Out-of-time-order correlators of nonlocal block-spin and random observables in integrable and nonintegrable spin chains

TL;DR

This paper investigates out-of-time-order correlators in spin chains, revealing power-law growth and exponential saturation behaviors, and highlights the equivalence between OTOC and operator entanglement entropy in these systems.

Contribution

It introduces the study of OTOC for nonlocal block-spin and random observables in both integrable and nonintegrable spin chains, showing their saturation behaviors and connection to operator entanglement.

Findings

OTOC shows power-law growth in both regimes

Exponential saturation of OTOC occurs after scrambling time

OTOC equals operator entanglement entropy for random observables

Abstract

Out-of-time-order correlators (OTOC) in the Ising Floquet system, that can be both integrable and nonintegrable is studied.
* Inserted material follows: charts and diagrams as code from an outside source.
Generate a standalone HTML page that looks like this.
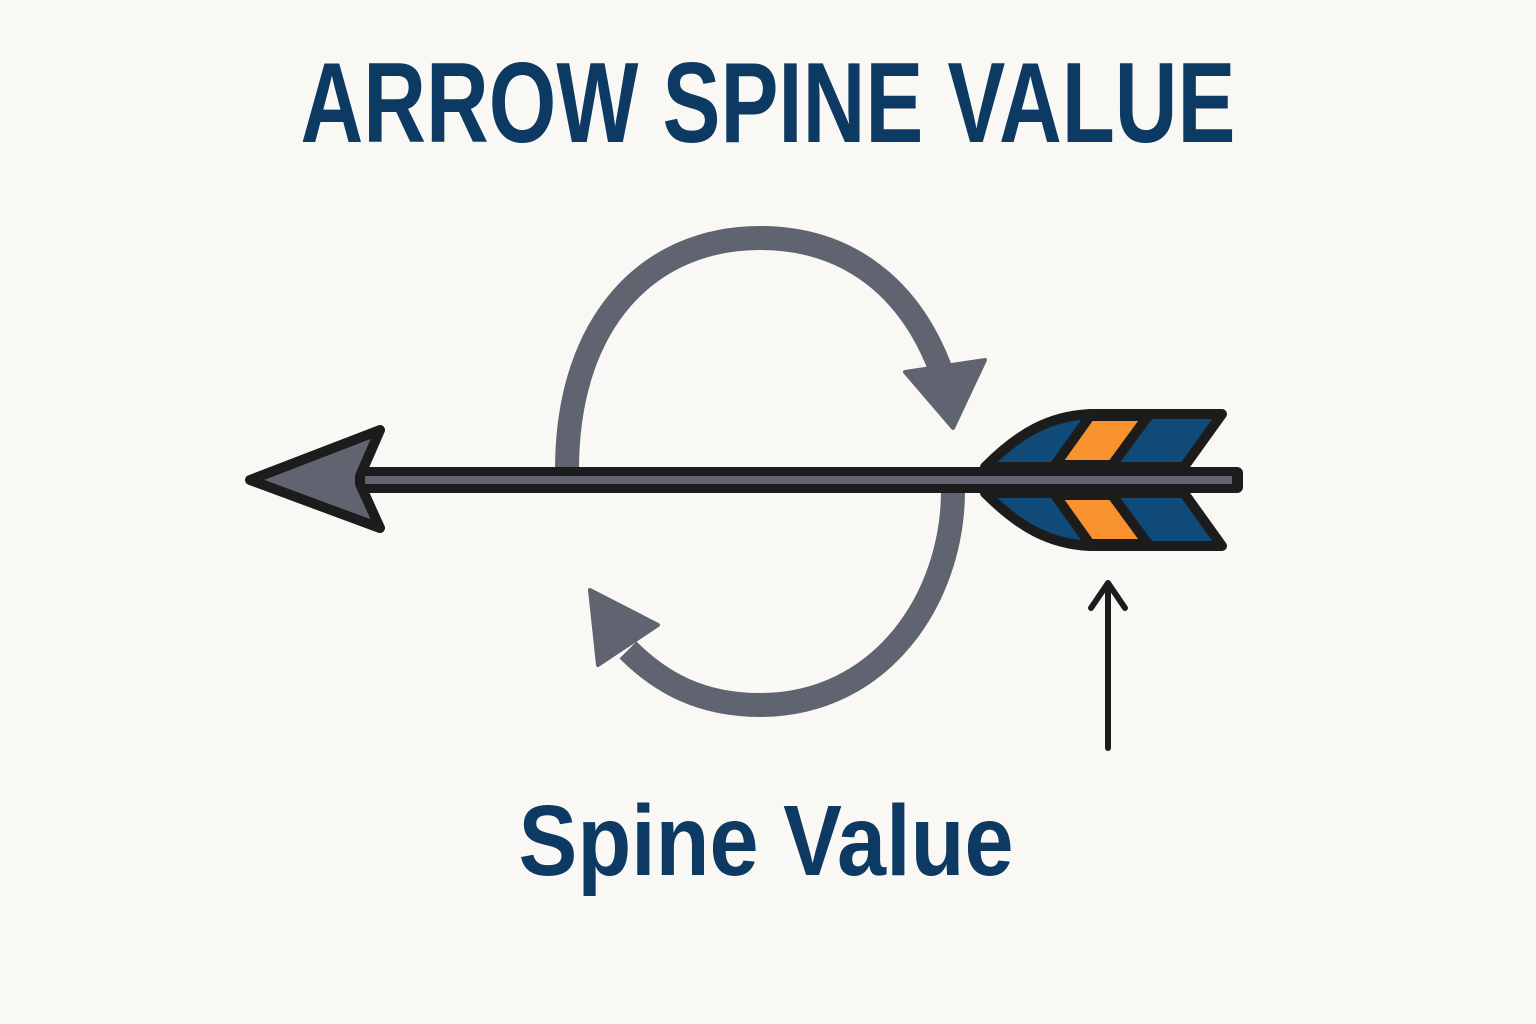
<!DOCTYPE html>
<html><head><meta charset="utf-8"><style>html,body{margin:0;padding:0;background:#faf8f4}svg{display:block}</style></head>
<body>
<svg width="1536" height="1024" viewBox="0 0 1536 1024" xmlns="http://www.w3.org/2000/svg">
<rect width="1536" height="1024" fill="#faf8f4"/>
<text x="768" y="142" text-anchor="middle" font-family="Liberation Sans, sans-serif" font-weight="bold" font-size="114" fill="#0d3a62" textLength="935" lengthAdjust="spacingAndGlyphs">ARROW SPINE VALUE</text>
<text x="766" y="875" text-anchor="middle" font-family="Liberation Sans, sans-serif" font-weight="bold" font-size="100" fill="#0d3a62" textLength="495" lengthAdjust="spacingAndGlyphs">Spine Value</text>
<!-- loop -->
<g fill="none" stroke="#5f6470" stroke-width="24">
<path d="M567,470 C567,320 650,238 760,238 C850,238 910,290 940,368"/>
<path d="M953,490 C953,600 880,705 760,705 C700,705 660,682 628,650"/>
</g>
<polygon points="905,372 985,360 953,428" fill="#5f6470" stroke="#5f6470" stroke-width="4" stroke-linejoin="round"/>
<polygon points="590,590 658,625 598,665" fill="#5f6470" stroke="#5f6470" stroke-width="4" stroke-linejoin="round"/>
<!-- shaft -->
<rect x="350" y="467" width="893" height="26" rx="6" fill="#1c1c1c"/>
<rect x="350" y="476" width="882" height="8" fill="#5f6470"/>
<!-- head -->
<polygon points="250,480 380,430 360,476 360,484 380,528" fill="#5f6470" stroke="#1c1c1c" stroke-width="10" stroke-linejoin="round"/>
<!-- fletching -->
<g stroke="#1c1c1c" stroke-width="10" stroke-linejoin="round">
<path d="M985,467 C1020,432 1050,416 1090,414 L1222,414 L1184,467 Z" fill="#0f4a78"/>
<path d="M985,493 C1020,528 1050,544 1090,546 L1222,546 L1184,493 Z" fill="#0f4a78"/>
<polygon points="1090,416 1148,416 1112,465 1055,465" fill="#f7922f"/>
<polygon points="1055,495 1112,495 1148,544 1090,544" fill="#f7922f"/>
</g>
<!-- small pointer -->
<line x1="1108" y1="748" x2="1108" y2="586" stroke="#1c1c1c" stroke-width="6" stroke-linecap="round"/>
<polyline points="1091,608 1108,583 1125,608" fill="none" stroke="#1c1c1c" stroke-width="6" stroke-linecap="round" stroke-linejoin="round"/>
</svg>
</body></html>
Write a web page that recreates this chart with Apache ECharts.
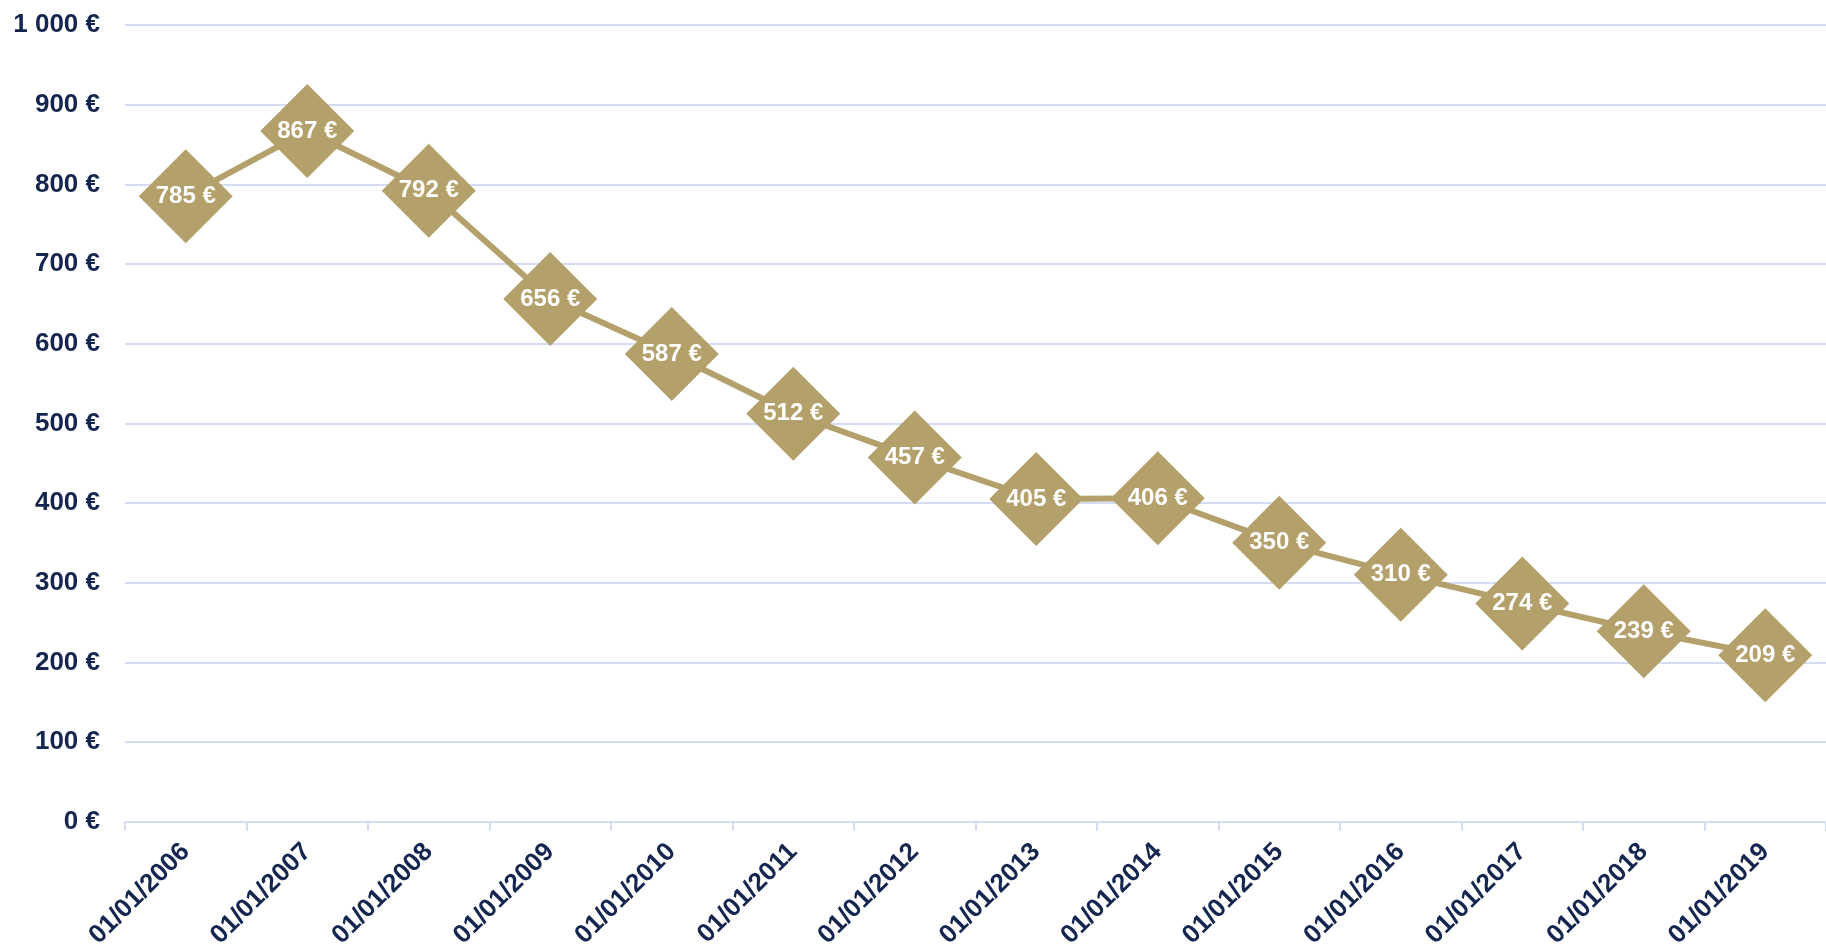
<!DOCTYPE html>
<html>
<head>
<meta charset="utf-8">
<script src="https://cdn.jsdelivr.net/npm/echarts@6/dist/echarts.min.js"></script>
<style>
  html, body { margin: 0; padding: 0; background: #fff; }
  #chart { width: 1826px; height: 951px; }
</style>
</head>
<body>
<div id="chart"></div>
<script>
const categories = ['01/01/2006', '01/01/2007', '01/01/2008', '01/01/2009', '01/01/2010',
  '01/01/2011', '01/01/2012', '01/01/2013', '01/01/2014', '01/01/2015',
  '01/01/2016', '01/01/2017', '01/01/2018', '01/01/2019']
const prices = [785, 867, 792, 656, 587, 512, 457, 405, 406, 350, 310, 274, 239, 209]

const navy = '#14254f'
const gold = '#b3a06b'
const gridBlue = '#d3dcf2'
const font = 'Liberation Sans, Arial, sans-serif'

function euro(v) {
  // french style thousands separator
  return String(v).replace(/\B(?=(\d{3})+(?!\d))/g, ' ') + ' €'
}

const chart = echarts.init(document.getElementById('chart'))
chart.setOption({
  animation: false,
  grid: { left: 125, top: 25, width: 1708, height: 797 },
  xAxis: {
    type: 'category',
    data: categories,
    boundaryGap: true,
    axisLine: { lineStyle: { color: gridBlue, width: 2 } },
    axisTick: { show: true, length: 9, lineStyle: { color: gridBlue, width: 2 } },
    axisLabel: {
      rotate: 45,
      margin: 26,
      color: navy,
      fontFamily: font,
      fontWeight: 'bold',
      fontSize: 26
    }
  },
  yAxis: {
    type: 'value',
    min: 0,
    max: 1000,
    interval: 100,
    axisLine: { show: false },
    axisTick: { show: false },
    splitLine: { lineStyle: { color: gridBlue, width: 2 } },
    axisLabel: {
      margin: 25,
      color: navy,
      fontFamily: font,
      fontWeight: 'bold',
      fontSize: 26,
      formatter: euro
    }
  },
  series: [
    {
      type: 'line',
      data: prices,
      symbol: 'diamond',
      symbolSize: 94,
      lineStyle: { color: gold, width: 6 },
      itemStyle: { color: gold },
      label: {
        show: true,
        position: 'inside',
        color: '#fff',
        fontFamily: font,
        fontWeight: 'bold',
        fontSize: 24,
        formatter: (p) => euro(p.value)
      }
    }
  ]
})
</script>
</body>
</html>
Instead of localized spin observables, we study contiguous symmetric blocks of spins or random operators localized on these blocks as observables. We find only power-law growth of OTOC in both integrable and nonintegrable regimes. In the non-integrable regime, beyond the scrambling time, there is an exponential saturation of the OTOC to values consistent with random matrix theory. This motivates the use of "pre-scrambled" random block operators as observables. A pure exponential saturation of OTOC in both integrable and nonintegrable system is observed, without a scrambling phase. Averaging over random observables from the Gaussian unitary ensemble, the OTOC is found to be exactly same as the operator entanglement entropy, whose exponential saturation has been observed in previous studies of such spin-chains.